I think about my Imperious Queen and my Dutiful Daughter, the day before the first attack. My therapist tells me that thoughts just happen, that dreams just happen, that I didn't "cause" the gall bladder attack, that it also just happened. I'm not so sure. I think about the reports of altered behavior of wild creatures before earthquakes and tsunamis, and cannot but wonder if the melodrama, imperial and diffident alike, that prompted my own inept response wasn't somehow a good thing. The Imperious Queen seems less fearsome than she did. The Dutiful Daughter's devotion seems a finer, stronger thing than I had thought. And I go forward into what will surely be the latter years of my life newly pregnant with possibilities I had not known before, possibilities that reach to join the inner and the outer worlds in a way that seems both to anchor me here and to call me home.

Tuesday, August 11, 2009

I Wanna Play Now


My church is setting up an online social networking group for members only modeled loosely along the lines of Facebook. There are application and approval procedures, and it's not yet clear how things are going to work. There's no reason it should be clear yet as the new site has been up less than two days. And I'm amazed at how much feeling this change is stirring up in me.

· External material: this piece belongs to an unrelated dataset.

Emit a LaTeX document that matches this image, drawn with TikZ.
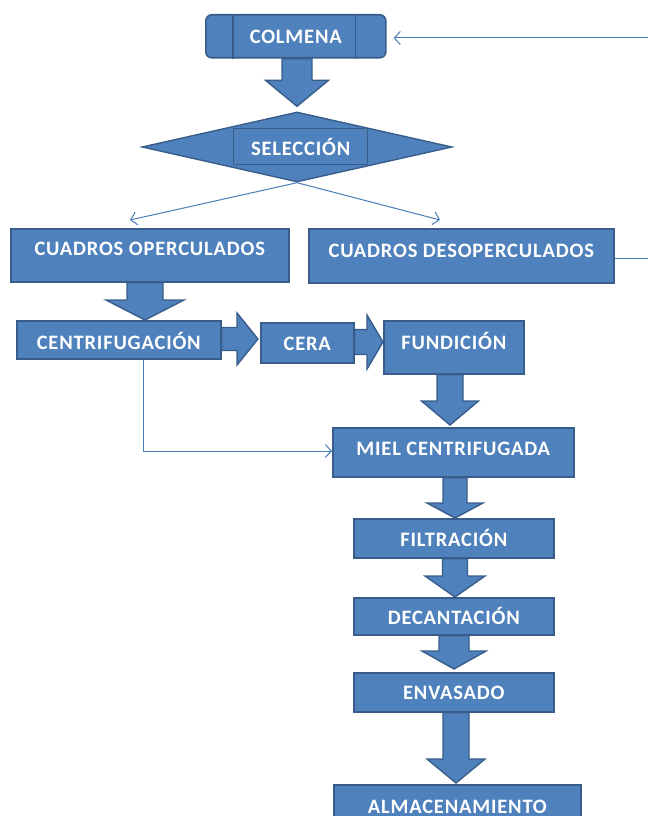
\documentclass[tikz,border=0pt]{standalone}
\usepackage{fontspec}
\setmainfont{Carlito}
\newfontfamily\boxfont[LetterSpace=4]{Carlito}
\usetikzlibrary{shapes.geometric,arrows.meta,calc}
\definecolor{fillc}{HTML}{4F81BD}
\definecolor{bdr}{HTML}{385D8A}
\definecolor{linec}{HTML}{4A7EBB}
\tikzset{
  box/.style={draw=bdr, fill=fillc, line width=1.6pt, inner xsep=0pt, inner ysep=0pt,
    anchor=north west, text=white, align=center,
    font=\boxfont\bfseries\fontsize{20.5}{23}\selectfont},
  barrow/.style={draw=bdr, fill=fillc, line width=1.4pt, line join=miter},
  conn/.style={draw=linec, line width=1pt, -{Straight Barb[length=6pt,width=13pt,line width=1pt]}},
  plain/.style={draw=linec, line width=1pt}
}
% vertical block arrow: x, from, to, shaft half, head half, head length
\newcommand{\vba}[6]{%
  \draw[barrow] let \p1=(#2), \p2=(#3), \p3=(#1,0) in
   (\x3-#4pt,\y1) -- (\x3+#4pt,\y1) -- (\x3+#4pt,\y2+#6pt) -- (\x3+#5pt,\y2+#6pt)
   -- (\x3,\y2) -- (\x3-#5pt,\y2+#6pt) -- (\x3-#4pt,\y2+#6pt) -- cycle;}
% horizontal block arrow: y, from, to, shaft half, head half, head length
\newcommand{\hba}[6]{%
  \draw[barrow] let \p1=(#2), \p2=(#3), \p3=(0,#1) in
   (\x1,\y3+#4pt) -- (\x2-#6pt,\y3+#4pt) -- (\x2-#6pt,\y3+#5pt) -- (\x2,\y3)
   -- (\x2-#6pt,\y3-#5pt) -- (\x2-#6pt,\y3-#4pt) -- (\x1,\y3-#4pt) -- cycle;}
\begin{document}
\begin{tikzpicture}[x=1pt,y=-1pt]
\useasboundingbox (0,0) rectangle (648,816);

% COLMENA
\node[box, rounded corners=6pt, minimum width=180pt, text height=29pt, text depth=14pt] (colmena) at (205,14) {COLMENA};
\draw[draw=bdr, line width=1.6pt] ($(colmena.north west)+(28,0)$) -- ($(colmena.south west)+(28,0)$);
\draw[draw=bdr, line width=1.6pt] ($(colmena.north east)+(-31,0)$) -- ($(colmena.south east)+(-31,0)$);

% SELECCION
\node[diamond, draw=bdr, fill=fillc, line width=1.4pt, inner sep=0pt, aspect=4.43,
      minimum width=310pt, minimum height=70pt] (selshape) at (297,147) {};
\node[box, line width=1.4pt, minimum width=134pt, text height=26.5pt, text depth=9.5pt] (sel) at (233,128) {SELECCIÓN};

% boxes
\node[box, minimum width=278pt, text height=26.5pt, text depth=26.5pt] (opc) at (10,228) {CUADROS OPERCULADOS};
\node[box, minimum width=305pt, text height=28.5pt, text depth=25.5pt] (des) at (308,228) {CUADROS DESOPERCULADOS};
\node[box, minimum width=204pt, text height=28.5pt, text depth=9.5pt] (cen) at (16,320) {CENTRIFUGACIÓN};
\node[box, minimum width=93pt, text height=27.5pt, text depth=12.5pt] (cera) at (260,322) {CERA};
\node[box, minimum width=140pt, text height=28.5pt, text depth=24.5pt] (fun) at (383,320) {FUNDICIÓN};
\node[box, minimum width=241pt, text height=27.5pt, text depth=21.5pt] (miel) at (332,427) {MIEL CENTRIFUGADA};
\node[box, minimum width=200pt, text height=27.5pt, text depth=11.5pt] (fil) at (353,518) {FILTRACIÓN};
\node[box, minimum width=200pt, text height=26.5pt, text depth=10.5pt] (dec) at (353,597) {DECANTACIÓN};
\node[box, minimum width=200pt, text height=26.5pt, text depth=12.5pt] (env) at (353,672) {ENVASADO};
\node[box, minimum width=247pt, text height=29pt, text depth=20pt] (alm) at (333,784) {ALMACENAMIENTO};

% block arrows
\vba{297}{colmena.south}{$(selshape.north)+(0,-5)$}{15}{31.5}{26}
\vba{145}{opc.south}{cen.north}{18}{39}{20}
\hba{339}{cen.east}{$(cera.west)+(-2,0)$}{11.5}{26}{21}
\hba{342}{cera.east}{fun.west}{12.5}{27}{16}
\vba{450}{fun.south}{$(miel.north)+(0,-2)$}{13}{28.5}{24}
\vba{455}{miel.south}{fil.north}{12}{28}{15}
\vba{455}{fil.south}{dec.north}{12.5}{30}{21}
\vba{454}{dec.south}{$(env.north)+(0,-3)$}{15}{32}{18}
\vba{456}{env.south}{$(alm.north)+(0,-1)$}{13}{29}{24}

% thin connectors
\coordinate (fb) at (648,38);
\draw[conn, shorten >=7pt] (fb) -- (colmena.east |- fb);
\coordinate (fr) at (648,258);
\draw[plain] (des.east |- fr) -- (fr);
\coordinate (sl) at (130,220);
\coordinate (sr) at (440,220);
\draw[conn] (selshape.south) -- (sl);
\draw[conn] (selshape.south) -- (sr);
\coordinate (cb) at (143,451);
\draw[conn] (cen.south -| cb) -- (cb) -- (miel.west |- cb);
\end{tikzpicture}
\end{document}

I applied yesterday, at which point the screen greeted me by name and informed me that administrative approval would take a day or two. Now them's fightin' words. I know intellectually that "administrative approval" is a gate-keeping function, the cyber equivalent of paperwork--and bells go off in my head are about inclusion and exclusion, and power that someone else has, and being on the outside wanting in.

This morning I go to the site, where I am again greeted by name but discover that I cannot make a blog entry, so I must not have been approved yet. I see that Joe Blow left a note for Jane Doe. "Interesting," I think, "I can at least keep up till I'm able to post." Not. Jane Doe's site is private because I don't have administrative approval. I know it's "yet," but it still stung and the kid in me thinks, "How come they get to play and I don't?"

Yesterday the emails had begun flying back and forth through our regular channels, the pros and cons of the new site and what risks the changes it entails might be. I felt myself get caught up in the not knowing and how it reverberated with less successful incidents in the past, incidents both personal and corporate, and started to fire off my own impassioned, editorially slanted plea for information.

Then I did something radical. I picked up the telephone and called someone who would know what was going on and found out directly what was involved--the history of the new site, why we were changing some long-standing approaches, the potential it offered for the life of our community. Everything made sense. I could and did sign on. I wanted to play, and I didn't want to wait.

And maybe I can have a little bit more bemused affection for the part of myself who so quickly feels left out, who is so certain that the "other kids" are going to get the good stuff first, and there'll never be a place for me.